▶ Required work
Make an exact copy of the data below, leaving out every picture.

▶ Dataset content
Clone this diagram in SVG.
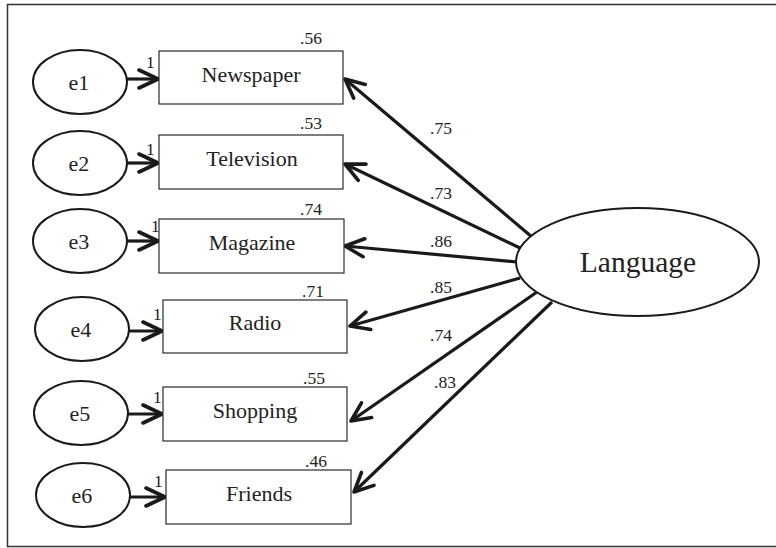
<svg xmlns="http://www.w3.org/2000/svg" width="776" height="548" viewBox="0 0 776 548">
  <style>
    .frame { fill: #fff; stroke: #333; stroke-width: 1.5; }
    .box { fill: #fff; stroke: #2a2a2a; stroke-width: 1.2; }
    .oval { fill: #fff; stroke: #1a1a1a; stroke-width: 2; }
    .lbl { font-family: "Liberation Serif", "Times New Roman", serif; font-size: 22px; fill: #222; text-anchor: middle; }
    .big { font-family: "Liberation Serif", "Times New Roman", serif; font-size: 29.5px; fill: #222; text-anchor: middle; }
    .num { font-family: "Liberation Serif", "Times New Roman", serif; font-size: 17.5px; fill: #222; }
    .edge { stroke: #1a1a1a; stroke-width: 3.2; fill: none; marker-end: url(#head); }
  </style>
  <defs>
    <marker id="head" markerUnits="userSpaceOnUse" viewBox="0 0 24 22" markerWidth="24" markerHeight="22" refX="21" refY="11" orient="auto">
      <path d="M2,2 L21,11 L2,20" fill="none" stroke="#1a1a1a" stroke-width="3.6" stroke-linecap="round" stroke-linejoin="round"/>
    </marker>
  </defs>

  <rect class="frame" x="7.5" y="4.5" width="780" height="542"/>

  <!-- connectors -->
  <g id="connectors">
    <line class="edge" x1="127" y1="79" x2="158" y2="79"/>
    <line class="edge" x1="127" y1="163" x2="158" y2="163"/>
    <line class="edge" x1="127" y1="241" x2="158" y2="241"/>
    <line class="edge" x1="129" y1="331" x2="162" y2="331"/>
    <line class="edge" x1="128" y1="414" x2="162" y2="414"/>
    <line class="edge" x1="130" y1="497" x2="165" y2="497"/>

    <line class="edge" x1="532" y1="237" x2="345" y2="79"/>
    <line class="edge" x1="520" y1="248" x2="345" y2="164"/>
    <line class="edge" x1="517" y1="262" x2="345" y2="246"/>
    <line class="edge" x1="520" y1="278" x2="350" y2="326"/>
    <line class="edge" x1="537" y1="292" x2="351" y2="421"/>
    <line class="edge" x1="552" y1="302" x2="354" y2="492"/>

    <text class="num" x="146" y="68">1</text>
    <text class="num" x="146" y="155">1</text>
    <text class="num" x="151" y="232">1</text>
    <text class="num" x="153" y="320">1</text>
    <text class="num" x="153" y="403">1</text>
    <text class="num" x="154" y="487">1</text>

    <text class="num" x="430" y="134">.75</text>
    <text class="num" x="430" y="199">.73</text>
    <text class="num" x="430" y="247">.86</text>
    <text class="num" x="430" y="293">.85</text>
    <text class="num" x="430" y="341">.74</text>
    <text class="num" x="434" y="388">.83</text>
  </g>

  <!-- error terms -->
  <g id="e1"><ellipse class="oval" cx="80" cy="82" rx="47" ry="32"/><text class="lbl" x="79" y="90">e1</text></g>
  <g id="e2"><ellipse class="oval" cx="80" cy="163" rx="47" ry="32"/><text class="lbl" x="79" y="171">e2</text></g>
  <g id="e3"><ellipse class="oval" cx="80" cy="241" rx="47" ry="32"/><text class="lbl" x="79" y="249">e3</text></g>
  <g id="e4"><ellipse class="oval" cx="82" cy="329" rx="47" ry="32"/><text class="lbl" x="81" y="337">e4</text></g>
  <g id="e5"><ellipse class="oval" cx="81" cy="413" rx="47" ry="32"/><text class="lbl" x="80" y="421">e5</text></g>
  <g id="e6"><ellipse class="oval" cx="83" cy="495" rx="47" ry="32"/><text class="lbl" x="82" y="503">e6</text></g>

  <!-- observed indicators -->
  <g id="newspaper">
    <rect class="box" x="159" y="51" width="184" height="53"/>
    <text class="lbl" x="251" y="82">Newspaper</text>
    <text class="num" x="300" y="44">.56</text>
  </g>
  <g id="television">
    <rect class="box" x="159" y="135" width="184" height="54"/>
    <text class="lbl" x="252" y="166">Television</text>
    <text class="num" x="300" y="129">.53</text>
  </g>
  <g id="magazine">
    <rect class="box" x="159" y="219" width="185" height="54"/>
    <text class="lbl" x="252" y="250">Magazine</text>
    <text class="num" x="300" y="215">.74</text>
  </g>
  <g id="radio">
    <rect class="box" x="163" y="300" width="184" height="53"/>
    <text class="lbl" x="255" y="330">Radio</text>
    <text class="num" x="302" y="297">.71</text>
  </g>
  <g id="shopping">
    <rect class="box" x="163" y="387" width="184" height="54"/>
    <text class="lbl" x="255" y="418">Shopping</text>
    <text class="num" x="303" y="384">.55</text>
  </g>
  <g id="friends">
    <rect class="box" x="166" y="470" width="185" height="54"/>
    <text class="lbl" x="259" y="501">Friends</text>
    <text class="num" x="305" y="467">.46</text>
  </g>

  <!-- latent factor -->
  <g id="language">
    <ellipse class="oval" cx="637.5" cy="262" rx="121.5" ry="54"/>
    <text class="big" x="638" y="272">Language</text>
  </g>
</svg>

▶ Problem solution
Clone this diagram in SVG.
<svg xmlns="http://www.w3.org/2000/svg" width="776" height="548" viewBox="0 0 776 548">
  <style>
    .frame { fill: #fff; stroke: #333; stroke-width: 1.5; }
    .box { fill: #fff; stroke: #2a2a2a; stroke-width: 1.2; }
    .oval { fill: #fff; stroke: #1a1a1a; stroke-width: 2; }
    .lbl { font-family: "Liberation Serif", "Times New Roman", serif; font-size: 22px; fill: #222; text-anchor: middle; }
    .big { font-family: "Liberation Serif", "Times New Roman", serif; font-size: 29.5px; fill: #222; text-anchor: middle; }
    .num { font-family: "Liberation Serif", "Times New Roman", serif; font-size: 17.5px; fill: #222; }
    .edge { stroke: #1a1a1a; stroke-width: 3.2; fill: none; marker-end: url(#head); }
  </style>
  <defs>
    <marker id="head" markerUnits="userSpaceOnUse" viewBox="0 0 24 22" markerWidth="24" markerHeight="22" refX="21" refY="11" orient="auto">
      <path d="M2,2 L21,11 L2,20" fill="none" stroke="#1a1a1a" stroke-width="3.6" stroke-linecap="round" stroke-linejoin="round"/>
    </marker>
  </defs>

  <rect class="frame" x="7.5" y="4.5" width="780" height="542"/>

  <!-- connectors -->
  <g id="connectors">
    <line class="edge" x1="127" y1="79" x2="158" y2="79"/>
    <line class="edge" x1="127" y1="163" x2="158" y2="163"/>
    <line class="edge" x1="127" y1="241" x2="158" y2="241"/>
    <line class="edge" x1="129" y1="331" x2="162" y2="331"/>
    <line class="edge" x1="128" y1="414" x2="162" y2="414"/>
    <line class="edge" x1="130" y1="497" x2="165" y2="497"/>

    <line class="edge" x1="532" y1="237" x2="345" y2="79"/>
    <line class="edge" x1="520" y1="248" x2="345" y2="164"/>
    <line class="edge" x1="517" y1="262" x2="345" y2="246"/>
    <line class="edge" x1="520" y1="278" x2="350" y2="326"/>
    <line class="edge" x1="537" y1="292" x2="351" y2="421"/>
    <line class="edge" x1="552" y1="302" x2="354" y2="492"/>

    <text class="num" x="146" y="68">1</text>
    <text class="num" x="146" y="155">1</text>
    <text class="num" x="151" y="232">1</text>
    <text class="num" x="153" y="320">1</text>
    <text class="num" x="153" y="403">1</text>
    <text class="num" x="154" y="487">1</text>

    <text class="num" x="430" y="134">.75</text>
    <text class="num" x="430" y="199">.73</text>
    <text class="num" x="430" y="247">.86</text>
    <text class="num" x="430" y="293">.85</text>
    <text class="num" x="430" y="341">.74</text>
    <text class="num" x="434" y="388">.83</text>
  </g>

  <!-- error terms -->
  <g id="e1"><ellipse class="oval" cx="80" cy="82" rx="47" ry="32"/><text class="lbl" x="79" y="90">e1</text></g>
  <g id="e2"><ellipse class="oval" cx="80" cy="163" rx="47" ry="32"/><text class="lbl" x="79" y="171">e2</text></g>
  <g id="e3"><ellipse class="oval" cx="80" cy="241" rx="47" ry="32"/><text class="lbl" x="79" y="249">e3</text></g>
  <g id="e4"><ellipse class="oval" cx="82" cy="329" rx="47" ry="32"/><text class="lbl" x="81" y="337">e4</text></g>
  <g id="e5"><ellipse class="oval" cx="81" cy="413" rx="47" ry="32"/><text class="lbl" x="80" y="421">e5</text></g>
  <g id="e6"><ellipse class="oval" cx="83" cy="495" rx="47" ry="32"/><text class="lbl" x="82" y="503">e6</text></g>

  <!-- observed indicators -->
  <g id="newspaper">
    <rect class="box" x="159" y="51" width="184" height="53"/>
    <text class="lbl" x="251" y="82">Newspaper</text>
    <text class="num" x="300" y="44">.56</text>
  </g>
  <g id="television">
    <rect class="box" x="159" y="135" width="184" height="54"/>
    <text class="lbl" x="252" y="166">Television</text>
    <text class="num" x="300" y="129">.53</text>
  </g>
  <g id="magazine">
    <rect class="box" x="159" y="219" width="185" height="54"/>
    <text class="lbl" x="252" y="250">Magazine</text>
    <text class="num" x="300" y="215">.74</text>
  </g>
  <g id="radio">
    <rect class="box" x="163" y="300" width="184" height="53"/>
    <text class="lbl" x="255" y="330">Radio</text>
    <text class="num" x="302" y="297">.71</text>
  </g>
  <g id="shopping">
    <rect class="box" x="163" y="387" width="184" height="54"/>
    <text class="lbl" x="255" y="418">Shopping</text>
    <text class="num" x="303" y="384">.55</text>
  </g>
  <g id="friends">
    <rect class="box" x="166" y="470" width="185" height="54"/>
    <text class="lbl" x="259" y="501">Friends</text>
    <text class="num" x="305" y="467">.46</text>
  </g>

  <!-- latent factor -->
  <g id="language">
    <ellipse class="oval" cx="637.5" cy="262" rx="121.5" ry="54"/>
    <text class="big" x="638" y="272">Language</text>
  </g>
</svg>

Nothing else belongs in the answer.